* Begin *

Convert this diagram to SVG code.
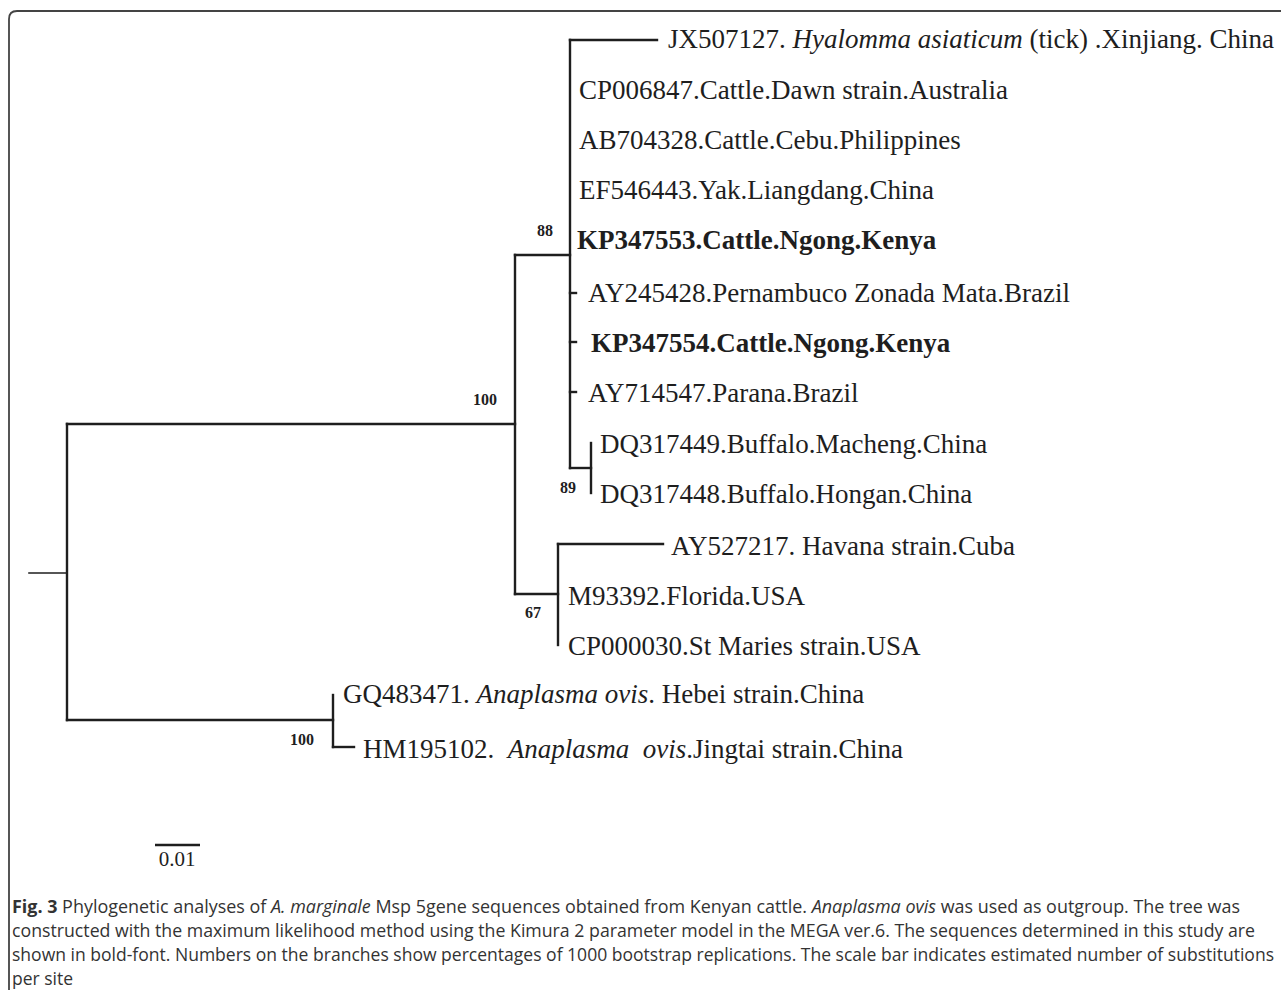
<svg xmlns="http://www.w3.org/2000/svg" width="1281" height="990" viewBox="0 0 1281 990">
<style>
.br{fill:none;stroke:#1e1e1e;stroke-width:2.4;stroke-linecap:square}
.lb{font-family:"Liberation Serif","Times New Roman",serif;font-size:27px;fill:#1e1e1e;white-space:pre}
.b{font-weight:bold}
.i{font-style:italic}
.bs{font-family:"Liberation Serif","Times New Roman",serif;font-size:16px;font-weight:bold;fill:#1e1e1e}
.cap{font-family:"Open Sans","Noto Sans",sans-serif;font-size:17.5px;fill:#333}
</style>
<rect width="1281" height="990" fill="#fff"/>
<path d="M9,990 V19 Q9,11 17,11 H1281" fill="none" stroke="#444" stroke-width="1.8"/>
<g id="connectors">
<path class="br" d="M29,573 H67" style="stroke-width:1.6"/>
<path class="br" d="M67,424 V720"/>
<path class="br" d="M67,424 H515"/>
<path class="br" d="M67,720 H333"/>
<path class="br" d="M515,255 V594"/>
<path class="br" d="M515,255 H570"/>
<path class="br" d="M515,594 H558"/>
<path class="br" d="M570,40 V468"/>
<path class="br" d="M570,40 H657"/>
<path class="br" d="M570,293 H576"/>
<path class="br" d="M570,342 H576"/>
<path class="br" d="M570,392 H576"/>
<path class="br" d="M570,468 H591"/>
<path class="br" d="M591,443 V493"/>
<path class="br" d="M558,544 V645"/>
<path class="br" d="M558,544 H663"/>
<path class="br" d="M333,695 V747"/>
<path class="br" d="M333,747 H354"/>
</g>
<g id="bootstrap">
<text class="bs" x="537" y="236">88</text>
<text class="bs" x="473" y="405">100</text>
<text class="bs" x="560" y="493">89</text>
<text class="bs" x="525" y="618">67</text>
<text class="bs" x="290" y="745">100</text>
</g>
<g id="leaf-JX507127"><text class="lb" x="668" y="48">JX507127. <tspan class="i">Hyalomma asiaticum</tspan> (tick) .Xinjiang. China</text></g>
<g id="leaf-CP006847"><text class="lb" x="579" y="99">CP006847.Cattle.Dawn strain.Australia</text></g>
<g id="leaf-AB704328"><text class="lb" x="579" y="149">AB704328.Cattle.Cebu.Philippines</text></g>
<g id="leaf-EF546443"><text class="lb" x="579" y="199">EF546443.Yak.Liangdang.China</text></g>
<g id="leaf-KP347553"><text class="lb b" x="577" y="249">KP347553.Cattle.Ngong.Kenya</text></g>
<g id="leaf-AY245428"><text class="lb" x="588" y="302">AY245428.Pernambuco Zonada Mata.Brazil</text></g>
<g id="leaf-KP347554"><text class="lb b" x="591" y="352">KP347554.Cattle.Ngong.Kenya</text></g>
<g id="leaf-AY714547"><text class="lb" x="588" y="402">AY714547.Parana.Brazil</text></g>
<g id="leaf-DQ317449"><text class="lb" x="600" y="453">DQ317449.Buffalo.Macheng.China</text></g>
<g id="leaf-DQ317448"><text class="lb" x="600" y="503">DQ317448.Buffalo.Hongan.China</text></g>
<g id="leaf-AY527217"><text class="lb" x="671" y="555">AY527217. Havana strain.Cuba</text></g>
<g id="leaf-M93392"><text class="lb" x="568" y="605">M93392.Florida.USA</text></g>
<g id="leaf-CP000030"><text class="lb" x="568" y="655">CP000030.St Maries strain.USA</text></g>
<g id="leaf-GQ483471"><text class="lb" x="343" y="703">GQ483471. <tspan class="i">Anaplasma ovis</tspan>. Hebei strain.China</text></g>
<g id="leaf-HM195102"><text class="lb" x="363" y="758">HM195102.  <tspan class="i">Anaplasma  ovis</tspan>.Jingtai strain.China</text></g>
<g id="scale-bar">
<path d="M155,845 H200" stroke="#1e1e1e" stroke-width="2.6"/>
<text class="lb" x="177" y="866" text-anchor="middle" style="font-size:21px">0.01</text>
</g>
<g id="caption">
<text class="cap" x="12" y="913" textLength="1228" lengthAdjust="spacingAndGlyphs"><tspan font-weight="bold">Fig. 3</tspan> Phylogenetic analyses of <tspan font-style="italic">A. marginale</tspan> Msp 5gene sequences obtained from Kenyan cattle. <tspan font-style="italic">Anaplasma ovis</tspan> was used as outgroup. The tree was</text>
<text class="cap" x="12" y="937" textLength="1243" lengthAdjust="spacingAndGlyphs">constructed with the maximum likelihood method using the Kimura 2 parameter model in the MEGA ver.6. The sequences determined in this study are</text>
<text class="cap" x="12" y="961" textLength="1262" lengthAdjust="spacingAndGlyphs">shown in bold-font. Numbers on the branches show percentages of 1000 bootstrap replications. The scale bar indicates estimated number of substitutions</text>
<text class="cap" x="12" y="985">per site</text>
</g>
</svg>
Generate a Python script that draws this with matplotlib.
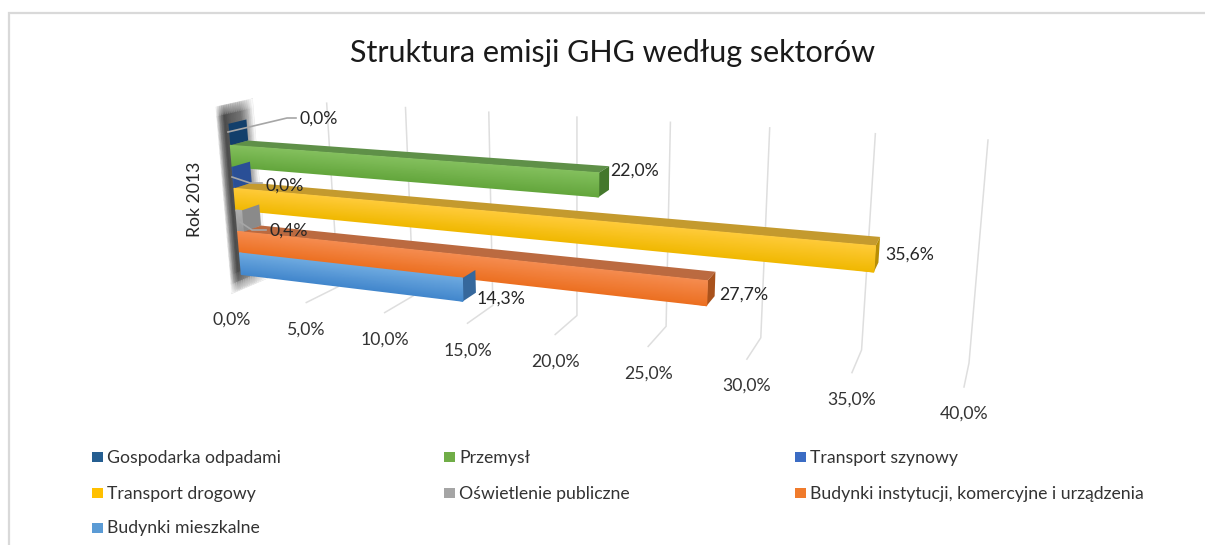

* End *

→ TASK STATEMENT:
Above are the records; reproduce them exactly and leave out the pictures.

→ PROBLEM SOLUTION:
Convert this diagram to SVG code.
<svg xmlns="http://www.w3.org/2000/svg" width="1281" height="990" viewBox="0 0 1281 990">
<style>
.br{fill:none;stroke:#1e1e1e;stroke-width:2.4;stroke-linecap:square}
.lb{font-family:"Liberation Serif","Times New Roman",serif;font-size:27px;fill:#1e1e1e;white-space:pre}
.b{font-weight:bold}
.i{font-style:italic}
.bs{font-family:"Liberation Serif","Times New Roman",serif;font-size:16px;font-weight:bold;fill:#1e1e1e}
.cap{font-family:"Open Sans","Noto Sans",sans-serif;font-size:17.5px;fill:#333}
</style>
<rect width="1281" height="990" fill="#fff"/>
<path d="M9,990 V19 Q9,11 17,11 H1281" fill="none" stroke="#444" stroke-width="1.8"/>
<g id="connectors">
<path class="br" d="M29,573 H67" style="stroke-width:1.6"/>
<path class="br" d="M67,424 V720"/>
<path class="br" d="M67,424 H515"/>
<path class="br" d="M67,720 H333"/>
<path class="br" d="M515,255 V594"/>
<path class="br" d="M515,255 H570"/>
<path class="br" d="M515,594 H558"/>
<path class="br" d="M570,40 V468"/>
<path class="br" d="M570,40 H657"/>
<path class="br" d="M570,293 H576"/>
<path class="br" d="M570,342 H576"/>
<path class="br" d="M570,392 H576"/>
<path class="br" d="M570,468 H591"/>
<path class="br" d="M591,443 V493"/>
<path class="br" d="M558,544 V645"/>
<path class="br" d="M558,544 H663"/>
<path class="br" d="M333,695 V747"/>
<path class="br" d="M333,747 H354"/>
</g>
<g id="bootstrap">
<text class="bs" x="537" y="236">88</text>
<text class="bs" x="473" y="405">100</text>
<text class="bs" x="560" y="493">89</text>
<text class="bs" x="525" y="618">67</text>
<text class="bs" x="290" y="745">100</text>
</g>
<g id="leaf-JX507127"><text class="lb" x="668" y="48">JX507127. <tspan class="i">Hyalomma asiaticum</tspan> (tick) .Xinjiang. China</text></g>
<g id="leaf-CP006847"><text class="lb" x="579" y="99">CP006847.Cattle.Dawn strain.Australia</text></g>
<g id="leaf-AB704328"><text class="lb" x="579" y="149">AB704328.Cattle.Cebu.Philippines</text></g>
<g id="leaf-EF546443"><text class="lb" x="579" y="199">EF546443.Yak.Liangdang.China</text></g>
<g id="leaf-KP347553"><text class="lb b" x="577" y="249">KP347553.Cattle.Ngong.Kenya</text></g>
<g id="leaf-AY245428"><text class="lb" x="588" y="302">AY245428.Pernambuco Zonada Mata.Brazil</text></g>
<g id="leaf-KP347554"><text class="lb b" x="591" y="352">KP347554.Cattle.Ngong.Kenya</text></g>
<g id="leaf-AY714547"><text class="lb" x="588" y="402">AY714547.Parana.Brazil</text></g>
<g id="leaf-DQ317449"><text class="lb" x="600" y="453">DQ317449.Buffalo.Macheng.China</text></g>
<g id="leaf-DQ317448"><text class="lb" x="600" y="503">DQ317448.Buffalo.Hongan.China</text></g>
<g id="leaf-AY527217"><text class="lb" x="671" y="555">AY527217. Havana strain.Cuba</text></g>
<g id="leaf-M93392"><text class="lb" x="568" y="605">M93392.Florida.USA</text></g>
<g id="leaf-CP000030"><text class="lb" x="568" y="655">CP000030.St Maries strain.USA</text></g>
<g id="leaf-GQ483471"><text class="lb" x="343" y="703">GQ483471. <tspan class="i">Anaplasma ovis</tspan>. Hebei strain.China</text></g>
<g id="leaf-HM195102"><text class="lb" x="363" y="758">HM195102.  <tspan class="i">Anaplasma  ovis</tspan>.Jingtai strain.China</text></g>
<g id="scale-bar">
<path d="M155,845 H200" stroke="#1e1e1e" stroke-width="2.6"/>
<text class="lb" x="177" y="866" text-anchor="middle" style="font-size:21px">0.01</text>
</g>
<g id="caption">
<text class="cap" x="12" y="913" textLength="1228" lengthAdjust="spacingAndGlyphs"><tspan font-weight="bold">Fig. 3</tspan> Phylogenetic analyses of <tspan font-style="italic">A. marginale</tspan> Msp 5gene sequences obtained from Kenyan cattle. <tspan font-style="italic">Anaplasma ovis</tspan> was used as outgroup. The tree was</text>
<text class="cap" x="12" y="937" textLength="1243" lengthAdjust="spacingAndGlyphs">constructed with the maximum likelihood method using the Kimura 2 parameter model in the MEGA ver.6. The sequences determined in this study are</text>
<text class="cap" x="12" y="961" textLength="1262" lengthAdjust="spacingAndGlyphs">shown in bold-font. Numbers on the branches show percentages of 1000 bootstrap replications. The scale bar indicates estimated number of substitutions</text>
<text class="cap" x="12" y="985">per site</text>
</g>
</svg>
Generate a Python script that draws this with matplotlib.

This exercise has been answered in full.